Konjunktur Euroland
Würgen die Russland-Sanktionen den Aufschwung ab?
Sie kommt einfach nicht so richtig in Schwung, die Erholung in Euroland. Zwar wächst das Bruttoinlandsprodukt seit dem zweiten Quartal 2013, aber es ist mehr ein Vorwärtsstolpern als ein kräftiger
Anstieg.
Immer wieder schrumpft die Wirtschaftsleistung in großen und in kleinen Mitgliedsländern der Währungsunion. Und nun gerät auch noch die Lokomotive Deutschland ins Stocken - das deutsche
Bruttoinlandsprodukt schrumpfte im zweiten Quartal.
Es war also ein denkbar ungünstiger Zeitpunkt, zu dem Anfang August schärfere ökonomische Sanktionen gegen Russland verhängt wurden. Die direkten Bremseffekte der Sanktionen für die
Euroland-Wirtschaft sind zwar vermutlich gering. Doch die erste Reaktion Russlands - die Einschränkung von Agrar-Importen aus der Europäischen Union und weiteren Industrieländern - hat gezeigt,
dass die Wahrscheinlichkeit einer Sanktionsspirale gestiegen ist, mit potenziellen größeren Schäden für die Konjunktur.
In diesem Umfeld ist es nicht weiter verwunderlich, dass die Aktienmärkte seit Anfang August deutlich korrigiert haben. Das Risikobewusstsein ist gestiegen, insbesondere in Euroland. Neue Ängste
bezüglich einer spürbaren Wachstumsabschwächung kommen auf. Entsprechend nehmen die Analysten die Gewinnprognosen für die Unternehmen nach unten, die Aktienkurse fallen.

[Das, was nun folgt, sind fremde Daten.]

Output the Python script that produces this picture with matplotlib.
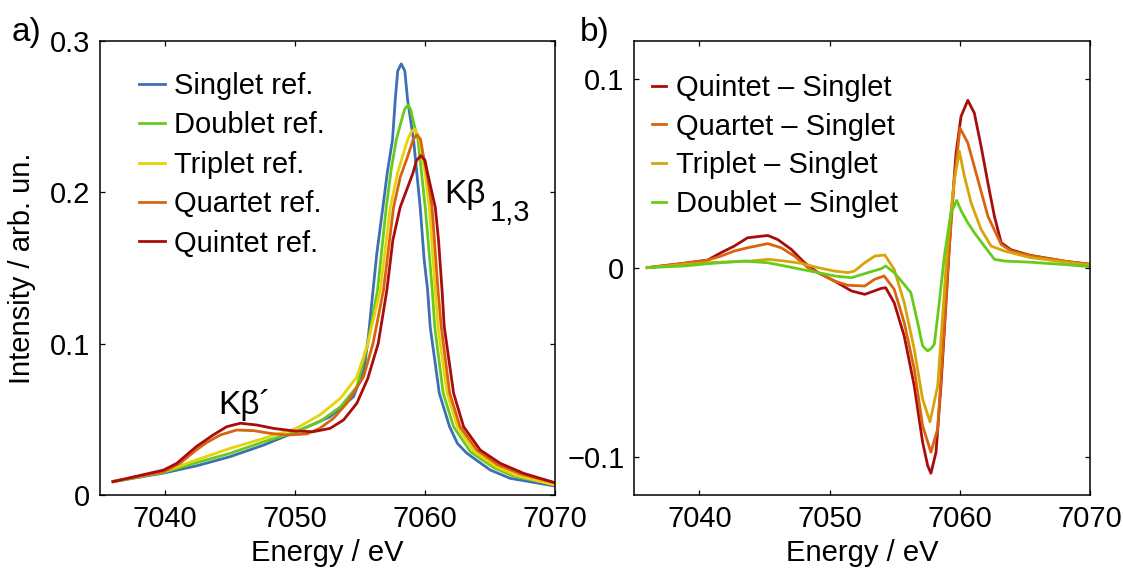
import numpy as np
import matplotlib
matplotlib.use("Agg")
import matplotlib.pyplot as plt

plt.rcParams['font.family'] = ['Liberation Sans', 'DejaVu Sans']
plt.rcParams['font.size'] = 21

# ---- panel a) reference spectra (energy / intensity pairs read off the figure)
singlet_e = [7036.0, 7039.9, 7042.4, 7045.0, 7047.6, 7050.1, 7052.7, 7054.5, 7055.3, 7055.65,
             7056.0, 7056.3, 7056.76, 7057.1, 7057.5, 7057.71, 7057.9, 7058.17, 7058.45, 7058.66,
             7059.12, 7059.63, 7059.94, 7060.2, 7060.4, 7061.1, 7061.89, 7062.5, 7063.23, 7065.02,
             7066.56, 7070.0]
singlet_i = [0.0088, 0.0145, 0.0192, 0.0253, 0.0330, 0.0418, 0.0517, 0.0649, 0.0826, 0.105,
             0.135, 0.160, 0.190, 0.213, 0.2345, 0.261, 0.280, 0.2847, 0.280, 0.261,
             0.2345, 0.190, 0.155, 0.1354, 0.111, 0.0672, 0.0451, 0.034, 0.0275, 0.0165,
             0.011, 0.0059]

doublet_e = [7036.0, 7039.9, 7042.4, 7045.0, 7047.6, 7050.1, 7051.9, 7053.5, 7054.76, 7055.6,
             7056.35, 7057.02, 7057.4, 7057.79, 7058.2, 7058.45, 7058.69, 7058.9, 7059.07, 7059.46,
             7060.02, 7060.56, 7060.75, 7061.4, 7062.2, 7063.5, 7065.3, 7066.8, 7070.0]
doublet_i = [0.0088, 0.0150, 0.0213, 0.0275, 0.0352, 0.0418, 0.0484, 0.0583, 0.0715, 0.100,
             0.1354, 0.190, 0.215, 0.2345, 0.2477, 0.255, 0.2576, 0.2545, 0.2477, 0.2345,
             0.190, 0.1354, 0.111, 0.0672, 0.0451, 0.0285, 0.018, 0.0125, 0.0068]

triplet_e = [7036.0, 7039.9, 7042.4, 7045.0, 7047.6, 7050.1, 7051.9, 7053.5, 7054.76, 7055.6,
             7056.56, 7057.33, 7057.9, 7058.66, 7058.95, 7059.2, 7059.4, 7059.58, 7060.0, 7060.33,
             7060.79, 7061.0, 7061.7, 7062.5, 7063.8, 7065.5, 7067.0, 7070.0]
triplet_i = [0.0090, 0.0154, 0.0231, 0.0308, 0.0374, 0.0440, 0.0528, 0.0639, 0.078, 0.100,
             0.1354, 0.190, 0.213, 0.2345, 0.240, 0.2415, 0.239, 0.2345, 0.213, 0.190,
             0.1354, 0.111, 0.0672, 0.0451, 0.0285, 0.0185, 0.013, 0.0065]

quartet_e = [7036.0, 7039.9, 7041.16, 7042.4, 7043.2, 7044.24, 7045.5, 7046.8, 7048.1, 7049.4,
             7050.9, 7051.9, 7052.96, 7053.99, 7055.27, 7056.0, 7056.81, 7057.58, 7058.1, 7058.66,
             7059.1, 7059.38, 7059.65, 7059.89, 7060.2, 7060.54, 7061.0, 7061.25, 7061.9, 7062.7,
             7064.0, 7065.6, 7067.3, 7070.0]
quartet_i = [0.0090, 0.0154, 0.021, 0.0297, 0.0346, 0.0396, 0.0429, 0.0425, 0.0407, 0.0396,
             0.0403, 0.044, 0.0506, 0.0606, 0.078, 0.100, 0.1354, 0.190, 0.210, 0.2234,
             0.235, 0.2378, 0.235, 0.2234, 0.210, 0.190, 0.1354, 0.111, 0.0672, 0.0451,
             0.0295, 0.020, 0.014, 0.0080]

quintet_e = [7036.0, 7039.9, 7040.9, 7042.4, 7043.7, 7044.75, 7045.8, 7047.07, 7048.34, 7049.9,
             7051.4, 7052.7, 7053.73, 7054.76, 7055.6, 7056.4, 7057.07, 7057.53, 7058.09, 7059.07,
             7059.35, 7059.69, 7060.0, 7060.2, 7060.79, 7061.04, 7061.31, 7061.48, 7062.2, 7062.97,
             7064.25, 7065.79, 7067.59, 7070.0]
quintet_i = [0.0088, 0.0165, 0.0209, 0.0319, 0.0396, 0.0451, 0.0474, 0.0462, 0.044, 0.0423,
             0.0418, 0.044, 0.0495, 0.0606, 0.077, 0.100, 0.1354, 0.1684, 0.190, 0.2125,
             0.221, 0.2241, 0.221, 0.2125, 0.190, 0.1684, 0.1354, 0.1112, 0.0672, 0.0451,
             0.0297, 0.0209, 0.0143, 0.0081]

# ---- panel b) difference spectra
q5_e = [7036.0, 7038.83, 7040.63, 7041.66, 7042.68, 7043.7, 7045.25, 7046.0, 7047.05, 7048.07,
        7049.1, 7050.38, 7051.67, 7052.69, 7053.98, 7054.3, 7054.95, 7055.72, 7056.49, 7057.13,
        7057.52, 7057.77, 7058.16, 7058.54, 7058.93, 7059.31, 7059.7, 7060.08, 7060.6, 7061.1,
        7061.62, 7062.14, 7062.64, 7063.16, 7063.93, 7065.34, 7068.1, 7070.0]
q5_d = [0.0001, 0.0024, 0.0041, 0.008, 0.0115, 0.0159, 0.0171, 0.015, 0.0098, 0.0027,
        -0.0025, -0.007, -0.0122, -0.014, -0.0108, -0.0105, -0.0184, -0.036, -0.0623, -0.092,
        -0.1045, -0.1085, -0.0974, -0.0623, -0.0184, 0.0256, 0.0607, 0.080, 0.0885, 0.0818,
        0.0642, 0.0449, 0.0273, 0.0133, 0.0095, 0.0067, 0.0034, 0.0019]

q4_e = [7036.0, 7038.83, 7040.63, 7041.66, 7042.68, 7043.7, 7045.25, 7046.28, 7047.3, 7048.33,
        7049.36, 7050.38, 7051.4, 7052.69, 7053.46, 7054.18, 7054.95, 7055.72, 7056.49, 7057.13,
        7057.77, 7058.29, 7058.67, 7059.06, 7059.57, 7060.0, 7060.6, 7061.37, 7062.14, 7063.16,
        7063.93, 7065.34, 7068.1, 7070.0]
q4_d = [0.0001, 0.0024, 0.0041, 0.0062, 0.0089, 0.0106, 0.0128, 0.0106, 0.0062, 0.0001,
        -0.0034, -0.007, -0.0092, -0.0096, -0.006, -0.0043, -0.0113, -0.0289, -0.0535, -0.0834,
        -0.0974, -0.0851, -0.0447, -0.0008, 0.0467, 0.0739, 0.066, 0.0467, 0.0273, 0.0124,
        0.0089, 0.0065, 0.0035, 0.0018]

q3_e = [7036.0, 7038.83, 7040.63, 7043.97, 7045.25, 7046.53, 7047.82, 7049.1, 7050.38, 7051.4,
        7051.9, 7052.69, 7053.46, 7054.23, 7054.95, 7055.72, 7056.49, 7057.13, 7057.7, 7058.29,
        7058.67, 7059.06, 7059.57, 7059.95, 7060.34, 7060.85, 7061.62, 7062.39, 7063.41, 7065.34,
        7068.1, 7070.0]
q3_d = [0.0001, 0.0018, 0.0027, 0.0036, 0.0045, 0.0036, 0.0024, 0.0001, -0.0017, -0.0025,
        -0.0017, 0.0027, 0.0062, 0.0068, -0.0008, -0.0184, -0.043, -0.0693, -0.0813, -0.0623,
        -0.0254, 0.0133, 0.0467, 0.0616, 0.0484, 0.0344, 0.0203, 0.0115, 0.0089, 0.0055,
        0.003, 0.0015]

q2_e = [7036.0, 7038.83, 7041.0, 7043.45, 7045.25, 7046.53, 7047.82, 7049.1, 7050.38, 7051.67,
        7052.95, 7053.98, 7054.3, 7054.95, 7055.6, 7056.23, 7056.75, 7057.13, 7057.52, 7057.8,
        7058.03, 7058.41, 7058.8, 7059.31, 7059.75, 7060.1, 7060.6, 7061.1, 7061.87, 7062.64,
        7063.41, 7065.34, 7068.1, 7070.0]
q2_d = [0.0001, 0.001, 0.0024, 0.0036, 0.0027, 0.001, -0.0008, -0.0025, -0.0043, -0.0052,
        -0.0025, -0.0004, 0.001, -0.0025, -0.0078, -0.0131, -0.0289, -0.0412, -0.0439, -0.0425,
        -0.0403, -0.0184, 0.0062, 0.0291, 0.0356, 0.030, 0.0238, 0.0186, 0.0115, 0.0045,
        0.0036, 0.003, 0.0017, 0.0006]

ref_labels = ['Singlet ref.', 'Doublet ref.', 'Triplet ref.', 'Quartet ref.', 'Quintet ref.']
ref_colors = ['#3e6eb4', '#66cc1c', '#e8d20a', '#d9640f', '#a80d0d']
diff_labels = ['Quintet \u2013 Singlet', 'Quartet \u2013 Singlet',
               'Triplet \u2013 Singlet', 'Doublet \u2013 Singlet']
diff_colors = ['#a80d0d', '#d9640f', '#d6a50a', '#66cc1c']

fig = plt.figure(figsize=(11.23, 5.69), dpi=100)
ax1 = fig.add_axes([0.08905, 0.13005, 0.40516, 0.79842])
ax2 = fig.add_axes([0.56474, 0.13005, 0.40614, 0.79842])

ref_data = [(singlet_e, singlet_i), (doublet_e, doublet_i), (triplet_e, triplet_i),
            (quartet_e, quartet_i), (quintet_e, quintet_i)]
for (e, i), lab, c in zip(ref_data, ref_labels, ref_colors):
    ax1.plot(e, i, color=c, lw=2.0, label=lab, solid_joinstyle='round')

diff_data = [(q5_e, q5_d), (q4_e, q4_d), (q3_e, q3_d), (q2_e, q2_d)]
for (e, d), lab, c in zip(diff_data, diff_labels, diff_colors):
    ax2.plot(e, d, color=c, lw=2.0, label=lab, solid_joinstyle='round')

for ax in (ax1, ax2):
    ax.set_xlim(7035, 7070)
    ax.set_xticks([7040, 7050, 7060, 7070])
    ax.tick_params(direction='in', length=3.5, width=0.9, top=True, right=True,
                   labelsize=21, pad=7)
    for s in ax.spines.values():
        s.set_linewidth(1.1)
    ax.set_xlabel('Energy / eV')
    # the reference crops this label at the bottom edge; keep it just inside
    ax.xaxis.set_label_coords(0.5, -0.097)

ax1.set_ylim(0, 0.3)
ax1.set_yticks([0, 0.1, 0.2, 0.3])
ax1.set_yticklabels(['0', '0.1', '0.2', '0.3'])
ax1.set_ylabel('Intensity / arb. un.')
ax1.yaxis.set_label_coords(-0.141, 0.5)

ax2.set_ylim(-0.12, 0.12)
ax2.set_yticks([-0.1, 0, 0.1])
ax2.set_yticklabels(['\u22120.1', '0', '0.1'])

ax1.legend(loc='upper left', bbox_to_anchor=(0.0857, 0.931), frameon=False,
           handlelength=0.89, handletextpad=0.31, labelspacing=0.39,
           borderpad=0, borderaxespad=0, fontsize=21)
ax2.legend(loc='upper left', bbox_to_anchor=(0.0388, 0.927), frameon=False,
           handlelength=0.47, handletextpad=0.34, labelspacing=0.37,
           borderpad=0, borderaxespad=0, fontsize=21)

ax1.text(7044.08, 0.0535, 'K\u03b2\u00b4', fontsize=24, ha='left', va='baseline')
ax1.text(7061.48, 0.1927, 'K\u03b2', fontsize=24, ha='left', va='baseline')
ax1.text(7064.95, 0.1812, '1,3', fontsize=21, ha='left', va='baseline')

fig.text(0.0107, 0.928, 'a)', fontsize=24, ha='left', va='baseline')
fig.text(0.5163, 0.928, 'b)', fontsize=24, ha='left', va='baseline')

fig.savefig('out.png', dpi=100)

Eine erneute Schwächephase in Euroland könnte den ohnehin schon langwierigen Gesundungsprozess nach der Schuldenkrise empfindlich treffen. Insofern bleibt auch die Europäische Zentralbank (EZB) auf
der Hut. Sollte sie in den kommenden Wochen konkretere Deflationsgefahren diagnostizieren, wird sie neue Pfeile (Ankauf von forderungsbesicherten Wertpapieren, Ankauf von Staatsanleihen) aus ihrem
Köcher holen, um eine drohende Abwärtsspirale zu verhindern.
Bei all dem Lamentieren über die gestiegenen Risiken gibt es aber durchaus auch positive Nachrichten. In einigen Krisenländern Europas werden die Reformerfolge immer deutlicher sichtbar: die
Arbeitslosenquoten sinken, die Wettbewerbsfähigkeit steigt, es gibt wieder Wirtschaftswachstum. Unterstützend wirken zudem die Abwertung des Euro und die tendenziell fallenden Energiepreise.
Außerdem wächst der Rest der Welt durchaus robust, insbesondere die USA und China.
Sofern sich also die Lage in den derzeitigen geopolitischen Krisenherden nicht weiter zuspitzt, bleibt unsere generelle Einschätzung bestehen.
Der Aufschwung in Euroland ist holprig, aber stabil genug, sich den derzeitigen Widrigkeiten entgegenzustemmen. Entsprechend werden die Aktienmärkte wieder auf ihren Aufwärtskurs einschwenken, der
jedoch ungewöhnlich schwankungsanfällig bleiben wird. In einer Welt mit extrem niedrigen Zinsen sind breit gestreute Anlagen in Aktien unverzichtbar, um einen realen Vermögenszuwachs zu generieren.